All over the world, governments are facing challenges of ensuring that constituents get the services they deserve. It’s important that designers see themselves as leaders, in developing solutions that address those problems.
In my talk, the audience can expect to hear about how the team at the Center for Civic Design works to understand the experience that American voters have — and how what we learned ties not only to other government services but to experience and service design in the private sector, as well.
You were part of the United States Digital Service during Barack Obama’s term in the White House, what was the biggest challenge you faced during this time? And your biggest achievement?
Yes, I was in the founding cohort at the U.S. Digital Service. Every single day was challenging and frustrating because there were so many fires to put out. (The Digital Services was formed in direct response to the problematic rollout of healthcare.gov in 2013. There are about 30 IT projects that look very much like healthcare.gov in the U.S. federal government.)
But my biggest challenge was the project I spent most of my time on. I was on a small, cross-functional U.S. Digital Service team at United States Citizenship and Immigration Services (USCIS). We were there to help USCIS transform all of their services from all paper to all digital. There were about 100 developers, a dozen technical leads, 6 business analysts, 6 or 8 product managers, several other federal career staff, and one designer — me.
I think my biggest achievement there was planting the seeds of human-centered design, that have since taken root. The design practice has evolved quite a bit with strong leadership that I brought in to take my place. They’ve managed to get designers in all the agile teams, and it looks like USCIS will have a director of design by 2020.

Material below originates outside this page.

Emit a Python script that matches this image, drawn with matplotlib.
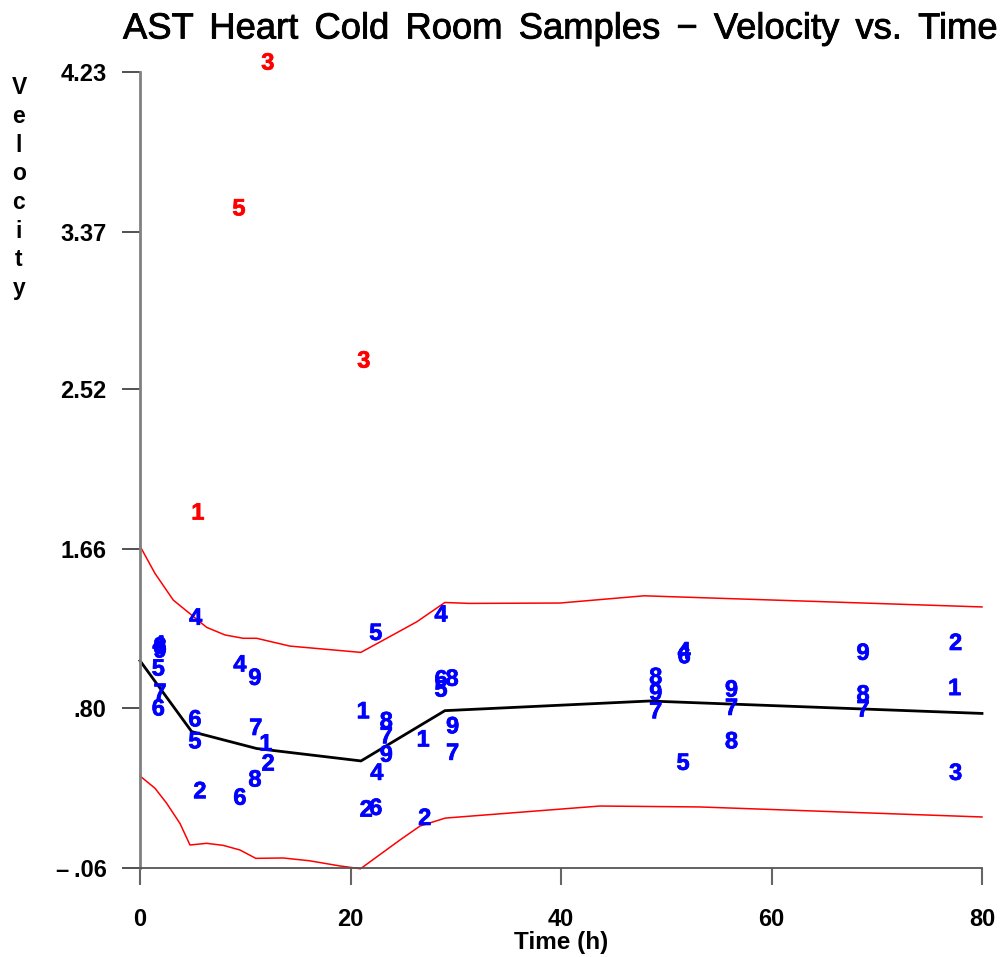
import numpy as np
import matplotlib
matplotlib.use("Agg")
import matplotlib.pyplot as plt
import matplotlib.patheffects as pe

# ---------------- data ----------------
labels = ['4', '8', '9', '5', '7', '6',
          '4', '6', '5', '2', '1',
          '5', '4', '6',
          '9', '7', '8',
          '3', '1', '2',
          '3', '1', '2',
          '5', '4', '6',
          '8', '7', '9',
          '1', '2',
          '4', '6', '5',
          '8', '9', '7',
          '8', '9', '7',
          '4', '6', '5',
          '9', '7', '8',
          '9', '8', '7',
          '2', '1', '3']
times = [1.8, 1.9, 1.9, 1.74, 1.9, 1.74,
         5.29, 5.22, 5.22, 5.7, 5.5,
         9.4, 9.49, 9.49,
         10.92, 11.0, 10.92,
         12.15, 11.96, 12.18,
         21.27, 21.2, 21.5,
         22.4, 22.5, 22.4,
         23.4, 23.4, 23.4,
         26.9, 27.06,
         28.6, 28.6, 28.6,
         29.65, 29.7, 29.7,
         49.0, 49.0, 49.0,
         51.7, 51.7, 51.6,
         56.2, 56.2, 56.2,
         68.7, 68.7, 68.7,
         77.5, 77.4, 77.5]
velocity = [1.14, 1.13, 1.11, 1.012, 0.881, 0.797,
            1.286, 0.738, 0.620, 0.351, 1.853,
            3.492, 1.034, 0.316,
            0.962, 0.692, 0.414,
            4.278, 0.608, 0.500,
            2.672, 0.782, 0.252,
            1.204, 0.450, 0.261,
            0.728, 0.647, 0.548,
            0.630, 0.207,
            1.303, 0.953, 0.899,
            0.957, 0.701, 0.558,
            0.966, 0.881, 0.782,
            1.105, 1.079, 0.504,
            0.899, 0.800, 0.620,
            1.097, 0.872, 0.791,
            1.150, 0.907, 0.450]
# 1 = outlier (drawn red), 0 = regular (drawn blue)
outlier = [0, 0, 0, 0, 0, 0,
           0, 0, 0, 0, 1,
           1, 0, 0,
           0, 0, 0,
           1, 0, 0,
           1, 0, 0,
           0, 0, 0,
           0, 0, 0,
           0, 0,
           0, 0, 0,
           0, 0, 0,
           0, 0, 0,
           0, 0, 0,
           0, 0, 0,
           0, 0, 0,
           0, 0, 0]

mean_t = [0, 4.91, 11.08, 21.0, 28.97, 48.4, 80]
mean_v = [1.057, 0.675, 0.584, 0.517, 0.788, 0.840, 0.773]

upper_t = [0, 1.42, 3.16, 6.33, 8.07, 9.81, 11.08, 14.24, 20.98, 23.7, 26.3,
           28.97, 31.3, 39.9, 47.9, 80]
upper_v = [1.675, 1.528, 1.384, 1.237, 1.196, 1.178, 1.178, 1.136, 1.102, 1.186,
           1.267, 1.371, 1.366, 1.368, 1.407, 1.347]

lower_t = [0, 1.42, 2.53, 3.8, 4.75, 6.33, 7.91, 9.5, 11.0, 13.6, 16.1, 19.0,
           20.95, 24.7, 26.6, 29.0, 43.7, 53.2, 80]
lower_v = [0.436, 0.370, 0.289, 0.180, 0.064, 0.073, 0.062, 0.037, -0.008, -0.006,
           -0.021, -0.049, -0.064, 0.091, 0.166, 0.209, 0.274, 0.269, 0.215]

yticks = [-0.06, 0.80, 1.66, 2.52, 3.37, 4.23]
ytick_labels = ['\u2013\u2009.06', '.80', '1.66', '2.52', '3.37', '4.23']
xticks = [0, 20, 40, 60, 80]

title = 'AST Heart Cold Room Samples \u2212 Velocity vs. Time'
xlabel = 'Time (h)'
ylabel = 'Velocity'

# ---------------- figure ----------------
FONT = 'Liberation Sans'
FAM = [FONT, 'DejaVu Sans']
W, H = 1003, 957
fig = plt.figure(figsize=(W / 100, H / 100), dpi=100)
ax = fig.add_axes([140 / W, 1 - 868 / H, (982 - 140) / W, (868 - 72) / H])

ax.set_xlim(0, 80)
ax.set_ylim(-0.06, 4.23)

ax.plot(upper_t, upper_v, color='#ff0000', lw=1.1, clip_on=False)
ax.plot(lower_t, lower_v, color='#ff0000', lw=1.1, clip_on=False)
ax.plot(mean_t, mean_v, color='black', lw=2.0, clip_on=False)

for lab, t, v, o in zip(labels, times, velocity, outlier):
    col = '#ff0000' if o else '#0000ff'
    ax.text(t, v, lab, color=col, fontsize=17, fontweight='bold', family=FONT,
            ha='center', va='center', clip_on=False,
            path_effects=[pe.withStroke(linewidth=0.5, foreground=col)])

for s in ['top', 'right']:
    ax.spines[s].set_visible(False)
ax.spines['left'].set_color('#808080')
ax.spines['left'].set_linewidth(2)
ax.spines['bottom'].set_color('#555555')
ax.spines['bottom'].set_linewidth(1.3)

ax.set_yticks(yticks)
ax.set_yticklabels(ytick_labels)
ax.set_xticks(xticks)
ax.set_xticklabels([str(x) for x in xticks])
ax.tick_params(axis='y', length=13, width=1.2, color='#333333', pad=11)
ax.tick_params(axis='x', length=12.5, width=1.5, color='#666666', pad=16)
for lbl in ax.get_xticklabels() + ax.get_yticklabels():
    lbl.set_fontfamily(FAM)
    lbl.set_fontweight('bold')
    lbl.set_fontsize(17)

# slightly widened word gaps, as in the reference title
title_txt = title.replace(' ', ' \u2006')
fig.text(560 / W, 1 - 29 / H, title_txt, ha='center', va='center',
         fontsize=26.2, family=FAM,
         path_effects=[pe.withStroke(linewidth=0.6, foreground='black')])
fig.text(561 / W, 1 - 943 / H, xlabel, ha='center', va='center',
         fontsize=17.5, fontweight='bold', family=FONT)
for i, ch in enumerate(ylabel):
    y = 88 + i * 28.6
    fig.text(19 / W, 1 - y / H, ch, ha='center', va='center',
             fontsize=16.5, fontweight='bold', family=FONT)

fig.savefig('out.png', dpi=100)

But probably the most important thing I got done, was starting a program to get developers and the wider team into immigration field offices, so that they could observe how the work gets done. That kind of exposure changed how developers approached their work, as well as the quality and velocity of the work.
Can you share any other projects you're working on at the moment?
At the Center for Civic Design, where I’m co-director with Whitney Quesenbery, we have a lot of interesting things going on. We’re doing a lot of what we call “project-based training,” where we embed with a government team for a week and coach them through user research or usability testing, or something that they’re working on. They get skills and data, at the same time.
A project I’m really excited about is around what’s happening as a voter marks and casts a ballot. In the U.S., we put a lot more offices and questions on the ballot than pretty much anywhere else on the planet. Many jurisdictions (there are over 5,000) will soon be using voting systems in polling places where a voter marks their ballot on a touchscreen device and then prints out a list of what they selected. When you have versions of “ballot” on a screen and on paper, what do voters think is happening? What is the ballot (the screen or the paper — or something else)? How do they think about privacy, security, and what makes a ballot secret?
We’re also just about to start interviewing people who have become naturalized citizens in the U.S. to learn from them what the barriers and triggers are to civic engagement.
What are you most looking forward to at Camp Digital?
Herring and lox, and maybe aquavit. Just kidding — I love meeting experience designers all over the world and hearing what they’re working on, what their challenges are, and how they overcome the challenges.